Accumulating Time

Introduction

If you are working on a game which requires actions to be performed at a particular time, you may be inclined to implement an accumulation or decrementing implementation for your timing. In other words, if you want something to happen in 5 seconds, you might write code as follows:

 // in some initialiation
 double amountOfTimeLeft = 5;

 // in update
 amountOfTimeLeft -= TimeManager.SecondDifference;

 if(amountOfTimeLeft <= 0)
 {
    // Time's up!  Do whatever action
 }

We generally recommend not implementing this type of solution in your code because it can lead to timing bugs due to the inaccuracy of numerical operations. Also, this makes your code a little less flexible for additional functionality such as . Whenever possible we recommend reducing the number of operations it takes to get to a particular value by using base time values and using those in operations. To clarify, this article will present a number of common scenarios, then show the proper way to achieve the desired functionality. For comparison, we'll also show an improper way of implementing the desired functionality.

If using Glue

If you are using Glue, then the Screen class has a lot of timing and pausing functionality built in. See for a current time value that can be used which considers paused time.

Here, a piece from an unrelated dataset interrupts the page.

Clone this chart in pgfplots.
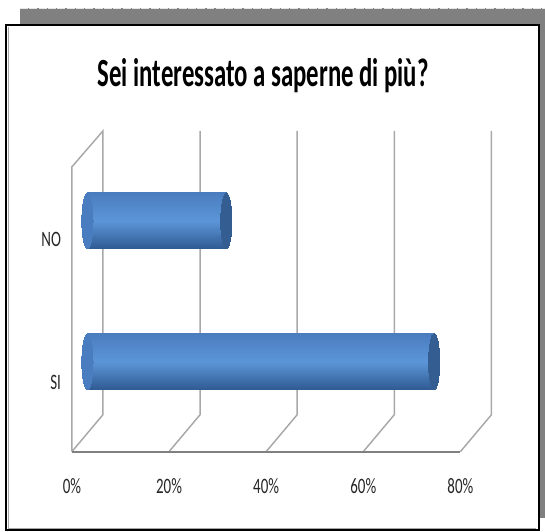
\documentclass[border=0pt]{standalone}
\usepackage{fontspec}
\setmainfont{Carlito}
\newfontfamily\titlefont[FakeStretch=0.62]{Carlito}
\newfontfamily\labelfont[FakeStretch=0.68]{Carlito}
\usepackage{pgfplots}
\pgfplotsset{compat=1.18}
\definecolor{bartop}{HTML}{4A7DC0}
\definecolor{barmid}{HTML}{5C96D8}
\definecolor{barbot}{HTML}{2F5A92}
\definecolor{capcol}{HTML}{345D91}
\definecolor{gridcol}{HTML}{A8A8A8}
\definecolor{shadowcol}{HTML}{808080}
\begin{document}
\begin{tikzpicture}
\begin{axis}[
  x=3.645pt, y=0.75pt,
  xmin=-3.2, xmax=80, ymin=-452, ymax=-130,
  clip=false,
  axis line style={draw=none},
  major tick length=0pt,
  xtick={-3.2,16.8,36.8,56.8,76.8},
  xticklabels={0\%,20\%,40\%,60\%,80\%},
  ytick={-383,-240}, yticklabels={SI,NO},
  xticklabel style={anchor=center, yshift=-26pt, font=\labelfont\fontsize{16.5}{18}\selectfont, text=black!85},
  yticklabel style={anchor=east, inner sep=0pt, xshift=-8pt, font=\labelfont\fontsize{16.5}{18}\selectfont, text=black!85},
  unbounded coords=jump,
  scaled x ticks=false,
]
% picture bounds, shadow and frame
\path (axis cs:-18.004,0) rectangle (axis cs:94.14,-532);
\fill[shadowcol] (axis cs:-13.89,-8) rectangle (axis cs:94.14,-25);
\fill[shadowcol] (axis cs:92.9,-8) rectangle (axis cs:94.14,-518);
\draw[white!80!gray, line width=0.6pt, dash pattern=on 6pt off 1pt] (axis cs:-13.89,-8.5) -- (axis cs:94.14,-8.5);
\draw[draw=black, line width=1.6pt] (axis cs:-16.77,-25) rectangle (axis cs:92.9,-530.5);
\draw[gray!70, line width=0.6pt] (axis cs:-16.2,-27) -- (axis cs:-16.2,-528.5) -- (axis cs:92.4,-528.5);
% 3D walls and gridlines
\addplot[gridcol, line width=1.1pt, forget plot] coordinates {
  (-3.2,-452) (-3.2,-167) (3.2,-131) (3.2,-415) (-3.2,-452)
  (nan,nan)
  (23.2,-131) (23.2,-415) (16.8,-452)
  (nan,nan)
  (43.2,-131) (43.2,-415) (36.8,-452)
  (nan,nan)
  (63.2,-131) (63.2,-415) (56.8,-452)
  (nan,nan)
  (83.2,-131) (83.2,-415) (76.8,-452)
};
\addplot[gray, line width=1.3pt, forget plot] coordinates {(-3.2,-452) (76.8,-452)};
% left rounded ends
\addplot[only marks, mark=*, mark size=21pt, forget plot, color=bartop,
  mark options={xscale=0.2, draw=bartop, fill=bartop, line width=0pt}] coordinates {(0,-362) (0,-221)};
% bars (one plot per bar so each gets its own shading)
\addplot[xbar, bar width=42pt, draw=none, forget plot,
  top color=bartop, bottom color=barbot, middle color=barmid] coordinates {(71.4,-362)};
\addplot[xbar, bar width=42pt, draw=none, forget plot,
  top color=bartop, bottom color=barbot, middle color=barmid] coordinates {(28.6,-221)};
% right caps
\addplot[only marks, mark=*, mark size=21pt, forget plot, color=capcol,
  mark options={xscale=0.2, draw=capcol, fill=capcol, line width=0pt}] coordinates {(71.4,-362) (28.6,-221)};
% title
\node[anchor=base, font=\titlefont\bfseries\fontsize{30}{36}\selectfont] at (axis cs:36.2,-87) {Sei interessato a saperne di più?};
\end{axis}
\end{tikzpicture}
\end{document}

Performing activity at time

If you are interested in performing a particular task at a certain time - such as setting a property or calling a method, you may want to look at some of the classes in the FlatRedBall.Instructions namespace. Specifically:

• FlatRedBall.Instructions.IInstructable

• FlatRedBall.Instructions.Instruction

• FlatRedBall.Instructions.InstructionManager

• FlatRedBall.Instructions.MethodInstruction

However, you may still want to perform an action at a certain time without the use of instructions.

Proper

The proper way is to store a value and use that value in all of your comparisons. For example:

// define timeToExecute outside of any functions:
double timeToExecute;

 // Do this at the point where you want to set the time, like in CustomInitialize.  
 // In this case, the event will happen in 5 seconds. 
 timeToExecute = TimeManager.CurrentTime + 5;

 // Now test in some update or activity function
 if(TimeManager.CurrentTime >= timeToExecute)
 {
    // Perform Action
 }

Improper

It is improper to accumulate a value and test that against a time:

 timeThatHasPassed = 0;

 // testing in update
 timeThatHasPassed += TimeManager.SecondDifference;

 if(timeThatHasPassed >= 5)
 {
     // Perform Action
 }

Extra notes

Similarly, it is improper to store a value to decrement the value every frame and test against 0. The reason is because you'll get more accurate results if you only perform an operation once (timeToExecute = TimeManager.CurrentTime + 5) instead of multiple times (timeThatHasPassed += TimeManager.SecondDifference).

Dividing a time period

Proper

The proper way to do this is to calculate every value based off of an initial time rather than off of the previous time. For example, consider a situation where you have a period of time that you want to subdivide into twenty events. The incrementing should be done at an integer level to avoid accumulation error.

 int numberOfDivisions = 20;
 double amountOfTimeToDivide = 100.0;

 double[] divisionTimes = new double[numberOfDivisions];

 for(int i = 0; i < numberOfDivisions; i++)
 {
    divisionTimes[i] = amountOfTimeToDivide / (double)i;
 }

Improper

It is improper to calculate the amount of time that you should divide by outside of the loop and increment by that value:

 int numberOfDivisions = 20;
 double amountOfTimeToDivide = 100.0;

 double[] divisionTimes = new double[numberOfDivisions];

 double currentTime = 0;
 double timeIncrement = amountOfTimeToDivide / (double)numberOfDivisions;

 for(int i = 0; i < numberOfDivisions; i++)
 {
    divisionTimes[i] = currentTime;
    currentTime += timeIncrement;
 }

Additional notes

The second method might seem like a better way to mark the times because it only requires one division, making it appear like it's superior from an performance point of view. Whether this is true or not doesn't really matter because this code is very error prone. Not only will values which fall later in the divisionTimes array be less accurate because of the numerous += operations performed on a double, but it's also possible to have an out-of-bounds error in the improper code if the values happen to be rounded down and a 21st value is added in the array. It's far more accurate to increment integers then perform a division only one time per divisionTimes value.